Compute the actual vs predicted reduction ratio ∆f/Δq.

Arguments:

  • nlp: Current model we are trying to solve
  • f: current objective value
  • Δf: = f - f_trial is the actual reduction is an objective/merit/penalty function,
  • Δq: q - q_trial is the reduction predicted by the model q of f.
  • slope: current slope
  • d: potential next direction
  • xnext: potential next iterate
  • gnext: current gradient value, if good_grad is true, then this value has been udpated.
  • robust: if true, try to trap potential cancellation errors

Output:

  • r: reduction ratio ∆f/Δq
  • good_grad: true if gnext has been recomputed
  • gnext: gradient.

We assume that qis being minimized, and therefore thatΔq > 0`.
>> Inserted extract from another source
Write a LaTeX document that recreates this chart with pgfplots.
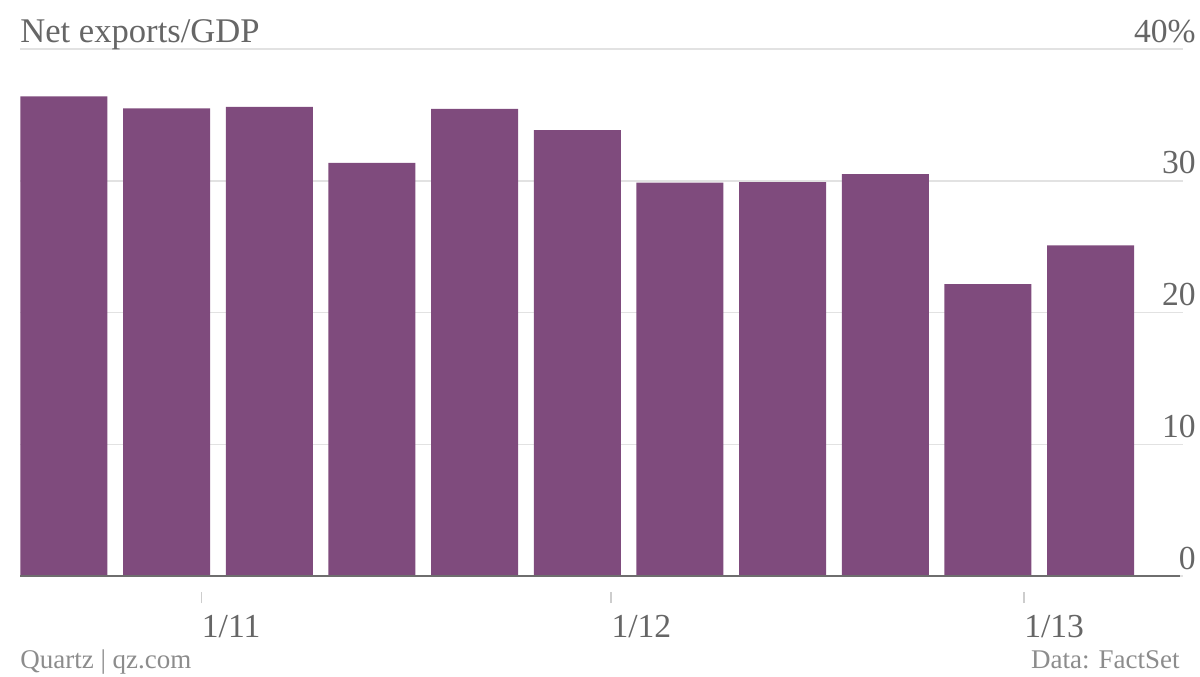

AdaptiveRegularization.hessian!Function
hessian!(workspace::HessDense, nlp, x)

Return the Hessian matrix of nlp at x in-place with memory update of workspace.

AdaptiveRegularization.initMethod
init(::Type{Hess}, nlp::AbstractNLPModel{T,S}, n)

Return the hessian structure Hess and its composite type.

AdaptiveRegularization.preprocessMethod
preprocess(PData::TPData, H, g, gNorm2, n1, n2, α)

Function called in the TRARC algorithm every time a new iterate has been accepted.

Arguments

  • PData::TPData: data structure used for preprocessing.
  • H: current Hessian matrix.
  • g: current gradient.
  • gNorm2: 2-norm of the gradient.
  • n1: Current count on the number of Hessian-vector products.
  • n2: Maximum number of Hessian-vector products accepted.
  • α: current value of the TR/ARC parameter.

It returns PData.

AdaptiveRegularization.solve_modelMethod
solve_model(PData::TPData, H, g, gNorm2, n1, n2, α)

Function called in the TRARC algorithm to solve the subproblem.

Arguments

  • PData::TPData: data structure used for preprocessing.
  • H: current Hessian matrix.
  • g: current gradient.
  • gNorm2: 2-norm of the gradient.
  • n1: Current count on the number of Hessian-vector products.
  • n2: Maximum number of Hessian-vector products accepted.
  • α: current value of the TR/ARC parameter.

It returns a couple (PData.d, PData.λ). Current implementations include: solve_modelKARC, solve_modelTRK, solve_modelST_TR.